* **EXERCISE DESCRIPTION**
Without the images, write out the whole listing exactly.

■ ■ ■ ■

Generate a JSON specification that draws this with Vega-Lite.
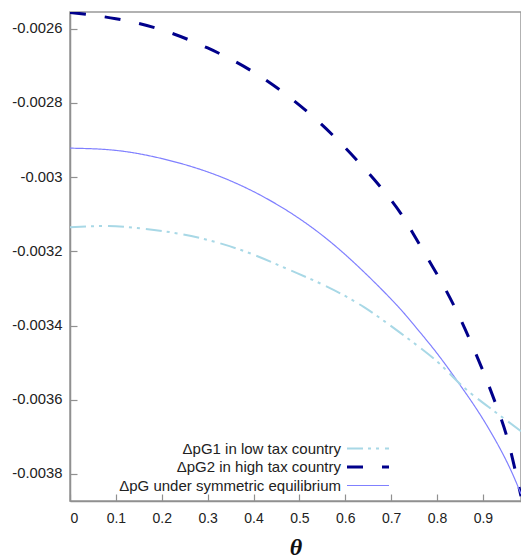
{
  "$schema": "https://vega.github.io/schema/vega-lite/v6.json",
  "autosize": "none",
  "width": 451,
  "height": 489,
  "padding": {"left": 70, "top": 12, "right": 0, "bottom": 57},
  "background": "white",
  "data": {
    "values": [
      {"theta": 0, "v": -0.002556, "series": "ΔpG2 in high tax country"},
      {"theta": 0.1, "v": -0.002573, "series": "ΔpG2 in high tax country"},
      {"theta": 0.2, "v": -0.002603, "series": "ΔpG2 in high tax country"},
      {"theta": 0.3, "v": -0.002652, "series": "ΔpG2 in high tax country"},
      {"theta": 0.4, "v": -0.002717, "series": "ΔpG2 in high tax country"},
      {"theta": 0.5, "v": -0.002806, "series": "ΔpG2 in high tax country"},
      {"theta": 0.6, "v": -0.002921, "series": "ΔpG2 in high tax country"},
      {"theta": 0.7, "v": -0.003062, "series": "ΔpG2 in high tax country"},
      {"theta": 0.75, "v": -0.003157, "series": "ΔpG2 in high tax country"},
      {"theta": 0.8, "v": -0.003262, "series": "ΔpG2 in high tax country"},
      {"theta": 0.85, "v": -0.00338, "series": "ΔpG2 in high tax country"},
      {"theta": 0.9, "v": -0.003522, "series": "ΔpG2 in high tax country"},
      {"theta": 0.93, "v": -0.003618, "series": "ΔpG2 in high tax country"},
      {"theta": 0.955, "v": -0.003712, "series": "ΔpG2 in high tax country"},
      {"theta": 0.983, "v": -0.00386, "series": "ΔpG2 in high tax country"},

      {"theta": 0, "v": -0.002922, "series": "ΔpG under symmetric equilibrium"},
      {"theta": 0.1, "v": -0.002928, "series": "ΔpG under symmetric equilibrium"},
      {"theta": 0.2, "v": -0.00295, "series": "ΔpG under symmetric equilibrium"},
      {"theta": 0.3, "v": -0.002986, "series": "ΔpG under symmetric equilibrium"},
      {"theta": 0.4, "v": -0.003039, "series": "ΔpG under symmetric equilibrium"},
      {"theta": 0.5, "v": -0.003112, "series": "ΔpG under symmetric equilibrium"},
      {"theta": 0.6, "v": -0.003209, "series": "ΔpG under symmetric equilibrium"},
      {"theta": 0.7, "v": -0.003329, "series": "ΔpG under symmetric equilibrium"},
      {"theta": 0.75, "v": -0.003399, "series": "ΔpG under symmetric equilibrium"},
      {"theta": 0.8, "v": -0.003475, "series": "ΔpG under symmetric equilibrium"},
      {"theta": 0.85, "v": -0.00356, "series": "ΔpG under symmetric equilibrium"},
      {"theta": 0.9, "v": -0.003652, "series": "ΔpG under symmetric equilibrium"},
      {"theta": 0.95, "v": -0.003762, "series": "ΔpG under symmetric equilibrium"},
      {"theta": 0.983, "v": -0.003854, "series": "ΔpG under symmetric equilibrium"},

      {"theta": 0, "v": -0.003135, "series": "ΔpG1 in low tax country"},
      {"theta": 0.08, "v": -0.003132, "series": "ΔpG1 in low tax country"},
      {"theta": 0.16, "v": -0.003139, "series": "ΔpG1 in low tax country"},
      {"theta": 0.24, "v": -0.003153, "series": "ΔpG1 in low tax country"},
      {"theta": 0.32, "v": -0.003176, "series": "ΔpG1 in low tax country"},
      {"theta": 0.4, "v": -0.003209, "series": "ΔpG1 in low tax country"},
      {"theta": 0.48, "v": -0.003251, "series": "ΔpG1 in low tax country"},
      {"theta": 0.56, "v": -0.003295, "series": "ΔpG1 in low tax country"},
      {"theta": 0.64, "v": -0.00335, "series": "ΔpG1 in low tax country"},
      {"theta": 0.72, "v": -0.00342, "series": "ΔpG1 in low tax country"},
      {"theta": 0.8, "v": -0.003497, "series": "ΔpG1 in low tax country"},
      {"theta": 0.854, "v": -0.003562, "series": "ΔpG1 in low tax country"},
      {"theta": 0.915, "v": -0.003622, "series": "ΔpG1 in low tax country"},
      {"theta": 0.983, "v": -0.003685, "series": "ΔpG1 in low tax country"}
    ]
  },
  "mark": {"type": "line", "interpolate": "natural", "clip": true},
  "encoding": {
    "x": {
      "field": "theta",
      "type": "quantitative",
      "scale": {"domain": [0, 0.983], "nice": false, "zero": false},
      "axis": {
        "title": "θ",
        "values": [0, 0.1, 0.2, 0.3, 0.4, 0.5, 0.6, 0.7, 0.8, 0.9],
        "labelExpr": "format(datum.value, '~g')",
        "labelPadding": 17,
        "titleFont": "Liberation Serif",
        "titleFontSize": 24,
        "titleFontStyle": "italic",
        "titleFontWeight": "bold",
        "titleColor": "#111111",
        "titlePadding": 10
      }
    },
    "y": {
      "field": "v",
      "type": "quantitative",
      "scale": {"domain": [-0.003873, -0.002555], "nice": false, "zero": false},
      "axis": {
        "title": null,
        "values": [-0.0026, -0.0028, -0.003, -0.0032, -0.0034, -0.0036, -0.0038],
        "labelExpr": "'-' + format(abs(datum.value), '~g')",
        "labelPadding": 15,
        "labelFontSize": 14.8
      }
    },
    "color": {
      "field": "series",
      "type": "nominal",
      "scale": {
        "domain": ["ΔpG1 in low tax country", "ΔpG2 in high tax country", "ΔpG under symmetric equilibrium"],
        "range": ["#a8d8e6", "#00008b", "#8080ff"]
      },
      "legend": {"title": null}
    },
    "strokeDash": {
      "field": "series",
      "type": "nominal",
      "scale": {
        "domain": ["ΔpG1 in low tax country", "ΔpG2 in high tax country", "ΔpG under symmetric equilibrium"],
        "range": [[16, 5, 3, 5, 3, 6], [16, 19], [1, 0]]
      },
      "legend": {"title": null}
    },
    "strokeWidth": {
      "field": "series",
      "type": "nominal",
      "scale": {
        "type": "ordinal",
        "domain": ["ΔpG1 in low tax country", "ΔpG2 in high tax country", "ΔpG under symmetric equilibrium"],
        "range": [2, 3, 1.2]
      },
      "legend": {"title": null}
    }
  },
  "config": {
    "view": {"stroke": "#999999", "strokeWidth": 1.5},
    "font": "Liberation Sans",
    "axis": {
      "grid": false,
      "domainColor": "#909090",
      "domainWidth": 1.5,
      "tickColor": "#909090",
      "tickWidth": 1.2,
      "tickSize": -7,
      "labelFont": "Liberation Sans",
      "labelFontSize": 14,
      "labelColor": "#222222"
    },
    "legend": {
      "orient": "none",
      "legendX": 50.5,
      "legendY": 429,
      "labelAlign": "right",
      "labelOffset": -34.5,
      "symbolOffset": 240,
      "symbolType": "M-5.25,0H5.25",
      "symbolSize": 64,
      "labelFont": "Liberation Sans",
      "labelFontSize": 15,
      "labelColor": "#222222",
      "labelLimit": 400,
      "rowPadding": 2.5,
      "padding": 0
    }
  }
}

■ ■ ■ ■

* **FINISHED EXERCISE**
Generate a JSON specification that draws this with Vega-Lite.
{
  "$schema": "https://vega.github.io/schema/vega-lite/v6.json",
  "autosize": "none",
  "width": 451,
  "height": 489,
  "padding": {"left": 70, "top": 12, "right": 0, "bottom": 57},
  "background": "white",
  "data": {
    "values": [
      {"theta": 0, "v": -0.002556, "series": "ΔpG2 in high tax country"},
      {"theta": 0.1, "v": -0.002573, "series": "ΔpG2 in high tax country"},
      {"theta": 0.2, "v": -0.002603, "series": "ΔpG2 in high tax country"},
      {"theta": 0.3, "v": -0.002652, "series": "ΔpG2 in high tax country"},
      {"theta": 0.4, "v": -0.002717, "series": "ΔpG2 in high tax country"},
      {"theta": 0.5, "v": -0.002806, "series": "ΔpG2 in high tax country"},
      {"theta": 0.6, "v": -0.002921, "series": "ΔpG2 in high tax country"},
      {"theta": 0.7, "v": -0.003062, "series": "ΔpG2 in high tax country"},
      {"theta": 0.75, "v": -0.003157, "series": "ΔpG2 in high tax country"},
      {"theta": 0.8, "v": -0.003262, "series": "ΔpG2 in high tax country"},
      {"theta": 0.85, "v": -0.00338, "series": "ΔpG2 in high tax country"},
      {"theta": 0.9, "v": -0.003522, "series": "ΔpG2 in high tax country"},
      {"theta": 0.93, "v": -0.003618, "series": "ΔpG2 in high tax country"},
      {"theta": 0.955, "v": -0.003712, "series": "ΔpG2 in high tax country"},
      {"theta": 0.983, "v": -0.00386, "series": "ΔpG2 in high tax country"},

      {"theta": 0, "v": -0.002922, "series": "ΔpG under symmetric equilibrium"},
      {"theta": 0.1, "v": -0.002928, "series": "ΔpG under symmetric equilibrium"},
      {"theta": 0.2, "v": -0.00295, "series": "ΔpG under symmetric equilibrium"},
      {"theta": 0.3, "v": -0.002986, "series": "ΔpG under symmetric equilibrium"},
      {"theta": 0.4, "v": -0.003039, "series": "ΔpG under symmetric equilibrium"},
      {"theta": 0.5, "v": -0.003112, "series": "ΔpG under symmetric equilibrium"},
      {"theta": 0.6, "v": -0.003209, "series": "ΔpG under symmetric equilibrium"},
      {"theta": 0.7, "v": -0.003329, "series": "ΔpG under symmetric equilibrium"},
      {"theta": 0.75, "v": -0.003399, "series": "ΔpG under symmetric equilibrium"},
      {"theta": 0.8, "v": -0.003475, "series": "ΔpG under symmetric equilibrium"},
      {"theta": 0.85, "v": -0.00356, "series": "ΔpG under symmetric equilibrium"},
      {"theta": 0.9, "v": -0.003652, "series": "ΔpG under symmetric equilibrium"},
      {"theta": 0.95, "v": -0.003762, "series": "ΔpG under symmetric equilibrium"},
      {"theta": 0.983, "v": -0.003854, "series": "ΔpG under symmetric equilibrium"},

      {"theta": 0, "v": -0.003135, "series": "ΔpG1 in low tax country"},
      {"theta": 0.08, "v": -0.003132, "series": "ΔpG1 in low tax country"},
      {"theta": 0.16, "v": -0.003139, "series": "ΔpG1 in low tax country"},
      {"theta": 0.24, "v": -0.003153, "series": "ΔpG1 in low tax country"},
      {"theta": 0.32, "v": -0.003176, "series": "ΔpG1 in low tax country"},
      {"theta": 0.4, "v": -0.003209, "series": "ΔpG1 in low tax country"},
      {"theta": 0.48, "v": -0.003251, "series": "ΔpG1 in low tax country"},
      {"theta": 0.56, "v": -0.003295, "series": "ΔpG1 in low tax country"},
      {"theta": 0.64, "v": -0.00335, "series": "ΔpG1 in low tax country"},
      {"theta": 0.72, "v": -0.00342, "series": "ΔpG1 in low tax country"},
      {"theta": 0.8, "v": -0.003497, "series": "ΔpG1 in low tax country"},
      {"theta": 0.854, "v": -0.003562, "series": "ΔpG1 in low tax country"},
      {"theta": 0.915, "v": -0.003622, "series": "ΔpG1 in low tax country"},
      {"theta": 0.983, "v": -0.003685, "series": "ΔpG1 in low tax country"}
    ]
  },
  "mark": {"type": "line", "interpolate": "natural", "clip": true},
  "encoding": {
    "x": {
      "field": "theta",
      "type": "quantitative",
      "scale": {"domain": [0, 0.983], "nice": false, "zero": false},
      "axis": {
        "title": "θ",
        "values": [0, 0.1, 0.2, 0.3, 0.4, 0.5, 0.6, 0.7, 0.8, 0.9],
        "labelExpr": "format(datum.value, '~g')",
        "labelPadding": 17,
        "titleFont": "Liberation Serif",
        "titleFontSize": 24,
        "titleFontStyle": "italic",
        "titleFontWeight": "bold",
        "titleColor": "#111111",
        "titlePadding": 10
      }
    },
    "y": {
      "field": "v",
      "type": "quantitative",
      "scale": {"domain": [-0.003873, -0.002555], "nice": false, "zero": false},
      "axis": {
        "title": null,
        "values": [-0.0026, -0.0028, -0.003, -0.0032, -0.0034, -0.0036, -0.0038],
        "labelExpr": "'-' + format(abs(datum.value), '~g')",
        "labelPadding": 15,
        "labelFontSize": 14.8
      }
    },
    "color": {
      "field": "series",
      "type": "nominal",
      "scale": {
        "domain": ["ΔpG1 in low tax country", "ΔpG2 in high tax country", "ΔpG under symmetric equilibrium"],
        "range": ["#a8d8e6", "#00008b", "#8080ff"]
      },
      "legend": {"title": null}
    },
    "strokeDash": {
      "field": "series",
      "type": "nominal",
      "scale": {
        "domain": ["ΔpG1 in low tax country", "ΔpG2 in high tax country", "ΔpG under symmetric equilibrium"],
        "range": [[16, 5, 3, 5, 3, 6], [16, 19], [1, 0]]
      },
      "legend": {"title": null}
    },
    "strokeWidth": {
      "field": "series",
      "type": "nominal",
      "scale": {
        "type": "ordinal",
        "domain": ["ΔpG1 in low tax country", "ΔpG2 in high tax country", "ΔpG under symmetric equilibrium"],
        "range": [2, 3, 1.2]
      },
      "legend": {"title": null}
    }
  },
  "config": {
    "view": {"stroke": "#999999", "strokeWidth": 1.5},
    "font": "Liberation Sans",
    "axis": {
      "grid": false,
      "domainColor": "#909090",
      "domainWidth": 1.5,
      "tickColor": "#909090",
      "tickWidth": 1.2,
      "tickSize": -7,
      "labelFont": "Liberation Sans",
      "labelFontSize": 14,
      "labelColor": "#222222"
    },
    "legend": {
      "orient": "none",
      "legendX": 50.5,
      "legendY": 429,
      "labelAlign": "right",
      "labelOffset": -34.5,
      "symbolOffset": 240,
      "symbolType": "M-5.25,0H5.25",
      "symbolSize": 64,
      "labelFont": "Liberation Sans",
      "labelFontSize": 15,
      "labelColor": "#222222",
      "labelLimit": 400,
      "rowPadding": 2.5,
      "padding": 0
    }
  }
}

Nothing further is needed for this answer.